Community Payback Nomination Process
It is not uncommon for residents to ask ‘does community service work’? As a rule, Community Payback serves as a positive change for the community.
In fact, the program is a type of punishment for criminals. Offenders sentenced to unpaid work can repay their debt to society as part of an improvement to the local community.
Would you like to nominate a Community Payback project for the area you live in?
If so, this guide explains how to make a nomination for a project. It is a way for local residents to suggest what kind of unpaid work offenders would carry out in your neighbourhood.
There are many reasons why the nearby vicinity, and region as a whole, could gain from nominating placements and projects to Community Payback. For example:
- Is the local community a blot on the landscape? Does it have an eyesore that needs cleaning up?
- Does a local community centre or church hall need some basic redecorating?
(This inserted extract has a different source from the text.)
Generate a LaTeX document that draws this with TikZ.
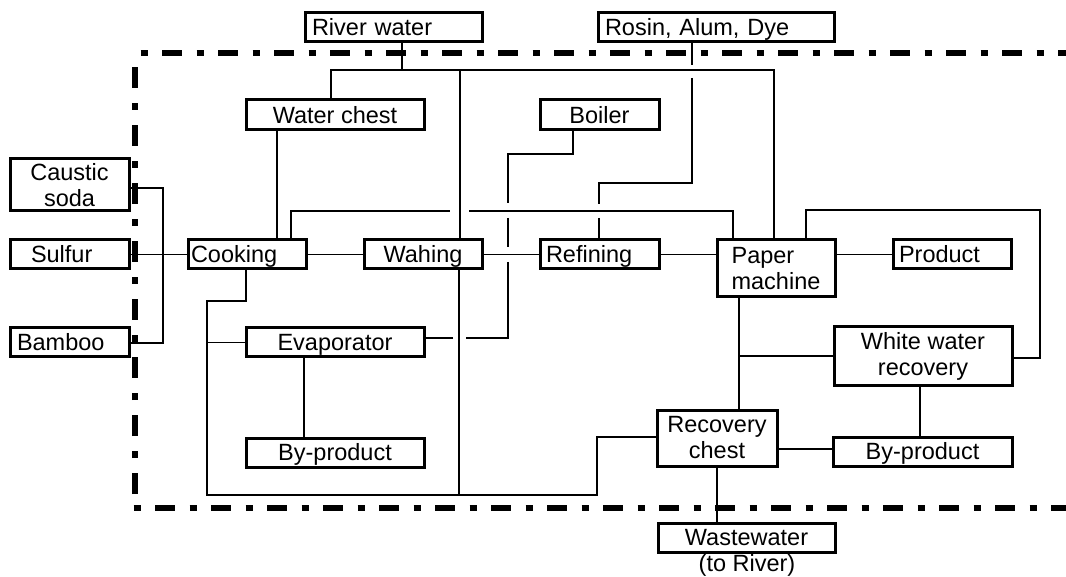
\documentclass[tikz,border=0pt]{standalone}
\usepackage{fontspec}
\setmainfont{Liberation Sans}
\begin{document}
\begin{tikzpicture}[x=1pt,y=-1pt,
  box/.style={draw, line width=3pt, inner sep=0pt, font=\fontsize{23.5}{26}\selectfont},
  one/.style={text height=16.8pt, text depth=0pt},
  lft/.style 2 args={align=left, inner xsep=#1, text width=#2},
  conn/.style={line width=1.4pt},
  limith/.style={line width=5.5pt, dash pattern=on 7pt off 14.5pt on 20pt off 14.5pt},
  limitv/.style={line width=5.5pt, dash pattern=on 21pt off 15pt on 7pt off 15pt}]

\useasboundingbox (0,0) rectangle (1066,577);

% system boundary (dash-dot)
\coordinate (bTL) at (140.5,53);
\coordinate (bTR) at (1066,53);
\coordinate (bLB) at (135,494);
\coordinate (bLT) at (135,60);
\coordinate (bBL) at (133.5,508);
\coordinate (bBR) at (1066,508);
\draw[limith] (bTL) -- (bTR);
\draw[limitv] (bLB) -- (bLT);
\draw[limith] (bBL) -- (bBR);

% boxes
\node[box,one,minimum width=177pt,minimum height=29pt,lft={7pt}{163pt}] (river) at (393.5,27.5) {River water};
\node[box,one,minimum width=236pt,minimum height=29pt,lft={7pt}{222pt}] (rosin) at (716,27.5) {Rosin, Alum, Dye};
\node[box,one,minimum width=178pt,minimum height=30pt] (wchest) at (335,115) {Water chest};
\node[box,one,minimum width=119pt,minimum height=30pt] (boiler) at (599.5,115) {Boiler};
\node[box,minimum width=119pt,minimum height=52pt,align=center] (caustic) at (69.5,185) {Caustic\\soda};
\node[box,one,minimum width=119pt,minimum height=29pt,lft={21pt}{77pt}] (sulfur) at (69.5,254.5) {Sulfur};
\node[box,one,minimum width=119pt,minimum height=29pt,lft={7pt}{105pt}] (bamboo) at (69.5,342.5) {Bamboo};
\node[box,one,minimum width=118pt,minimum height=29pt,lft={3pt}{112pt}] (cooking) at (247,254.5) {Cooking};
\node[box,one,minimum width=118pt,minimum height=29pt] (wahing) at (423,254.5) {Wahing};
\node[box,one,minimum width=119pt,minimum height=29pt,lft={6pt}{107pt}] (refining) at (599.5,254.5) {Refining};
\node[box,minimum width=118pt,minimum height=57pt,align=left] (paper) at (776,268.5) {Paper\\machine};
\node[box,one,minimum width=118pt,minimum height=29pt,lft={6pt}{106pt}] (product) at (952,254.5) {Product};
\node[box,one,minimum width=178pt,minimum height=29pt] (evap) at (335,342.5) {Evaporator};
\node[box,minimum width=178pt,minimum height=58pt,align=center] (wwr) at (923,356) {White water\\recovery};
\node[box,one,minimum width=178pt,minimum height=29pt] (byprodL) at (335,452.5) {By-product};
\node[box,minimum width=120pt,minimum height=56pt,align=center] (recovery) at (717,438) {Recovery\\chest};
\node[box,one,minimum width=179pt,minimum height=29pt] (byprodR) at (922.5,451.5) {By-product};
\node[box,one,minimum width=177pt,minimum height=29pt] (waste) at (746.5,537.5) {Wastewater};
\node[one,inner sep=0pt,font=\fontsize{23.5}{26}\selectfont] (toriver) at (747,563.5) {(to River)};

% river water supply
\coordinate (rv) at (402,70);
\coordinate (rvL) at (331,70);
\coordinate (rvW) at (460,70);
\coordinate (rvR) at (774,70);
\draw[conn] (river.south -| rv) -- (rv);
\draw[conn] (wchest.north -| rvL) -- (rvL) -- (rvR) -- (paper.north -| rvR);
\draw[conn] (rvW) -- (wahing.north -| rvW);

% water chest to cooking
\coordinate (wc) at (277,200);
\draw[conn] (wchest.south -| wc) -- (cooking.north -| wc);

% cooking to paper machine (hops over the washing line)
\coordinate (cp1) at (291,211);
\coordinate (cpa) at (450,211);
\coordinate (cpb) at (469,211);
\coordinate (cp2) at (733,211);
\draw[conn] (cooking.north -| cp1) -- (cp1) -- (cpa);
\draw[conn] (cpb) -- (cp2) -- (paper.north -| cp2);

% rosin, alum, dye to refining
\coordinate (ro1) at (692,65);
\coordinate (ro2) at (692,78);
\coordinate (ro3) at (692,183);
\coordinate (ro4) at (599,183);
\coordinate (ro5) at (599,204);
\coordinate (ro6) at (599,218);
\draw[conn] (rosin.south -| ro1) -- (ro1);
\draw[conn] (ro2) -- (ro3) -- (ro4) -- (ro5);
\draw[conn] (ro6) -- (refining.north -| ro6);

% boiler to evaporator
\coordinate (bo1) at (573,154);
\coordinate (bo2) at (508,154);
\coordinate (bo3) at (508,203);
\coordinate (bo4) at (508,218);
\coordinate (bo5) at (508,247);
\coordinate (bo6) at (508,262);
\coordinate (bo7) at (508,338);
\coordinate (bo8) at (466,338);
\coordinate (bo9) at (453,338);
\draw[conn] (boiler.south -| bo1) -- (bo1) -- (bo2) -- (bo3);
\draw[conn] (bo4) -- (bo5);
\draw[conn] (bo6) -- (bo7) -- (bo8);
\draw[conn] (bo9) -- (evap.east |- bo9);

% chemicals to cooking
\coordinate (cs1) at (163,188);
\coordinate (cs2) at (163,343);
\draw[conn] (caustic.east |- cs1) -- (cs1) -- (cs2) -- (bamboo.east |- cs2);
\draw[conn] (sulfur) -- (cooking);

% main line
\draw[conn] (cooking) -- (wahing);
\draw[conn] (wahing) -- (refining);
\draw[conn] (refining.east) -- (refining.east -| paper.west);
\draw[conn] (product.west -| paper.east) -- (product.west);

% black liquor and return line
\coordinate (ck1) at (246,301);
\coordinate (ck2) at (207,301);
\coordinate (ck3) at (207,495);
\coordinate (ck4) at (597,495);
\coordinate (ck5) at (597,437);
\coordinate (wb) at (459,495);
\draw[conn] (cooking.south -| ck1) -- (ck1) -- (ck2) -- (ck3) -- (ck4) -- (ck5) -- (recovery.west |- ck5);
\draw[conn] (ck2 |- evap.west) -- (evap.west);
\draw[conn] (wahing.south -| wb) -- (wb);
\coordinate (ev) at (304,400);
\draw[conn] (evap.south -| ev) -- (byprodL.north -| ev);

% white water circuit
\coordinate (pp1) at (806,210);
\coordinate (pp2) at (1040,210);
\coordinate (pp3) at (1040,358);
\draw[conn] (paper.north -| pp1) -- (pp1) -- (pp2) -- (pp3) -- (wwr.east |- pp3);
\coordinate (pb) at (739,356);
\draw[conn] (paper.south -| pb) -- (recovery.north -| pb);
\draw[conn] (pb) -- (wwr.west |- pb);
\coordinate (wr) at (920,400);
\draw[conn] (wwr.south -| wr) -- (byprodR.north -| wr);
\coordinate (rb) at (800,449);
\draw[conn] (recovery.east |- rb) -- (byprodR.west |- rb);
\draw[conn] (recovery.south) -- (waste.north -| recovery.south);

\end{tikzpicture}
\end{document}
- Are you involved in a neighbourhood charity that would like a boost from extra volunteers?
Types of Community Payback Projects Undertaken
There is a huge variety in the type of projects undertaken by offenders. The principal aims of the plan are to help improve living standards for the locals and enhance the look of the area.
This list shows some of the ways that Community Payback offenders can work on the different projects. They can help to pay back the community for crimes they committed by:
- Clearing wasteland
- Community building maintenance
- General gardening projects, landscaping, and ground clearance
- Environmental preservation projects
- Decorating a community centre
- Removing graffiti hotspots and street clean ups
Even though the projects are nominated by individuals or community groups, the work must:
- Be of benefit in some way to the local community.
- Not replace any paid work performed by other workers.
- Not create a profit for anyone involved in the scheme.
Community Payback Project Nomination Form
You will need to complete a form to nominate a Community Payback project in your area. There are more than fifty (50) communities in England and Wales pioneering the schemes. Thus, you can propose the most deserving venture if you live in one of the areas.
Contact your local probation area office or send an email to the National Offender Management Service [[email protected]].
Remember to include:
- The name of the project or the organisation.
- The location of where you want the work to take place.
- A brief description of what work needs doing.
- Your contact information (e.g. name and email address).
After Nominating a Community Payback Project
Having nominated a project, you should get an acknowledgement back within a few days. Their correspondence will confirm that they received your proposal.
The National Offender Management Service will asses the suggestions put forward. They will then inform you if it is a suitable idea and when the work will start on it.
The Project Motto: Justice Seen Justice Done
The motto of the enterprise is ‘Justice Seen Justice Done’. This is because it enables residents to see punishment handed out to offenders – first hand. It also encourages townsfolk to see and experience the results of a unique concept.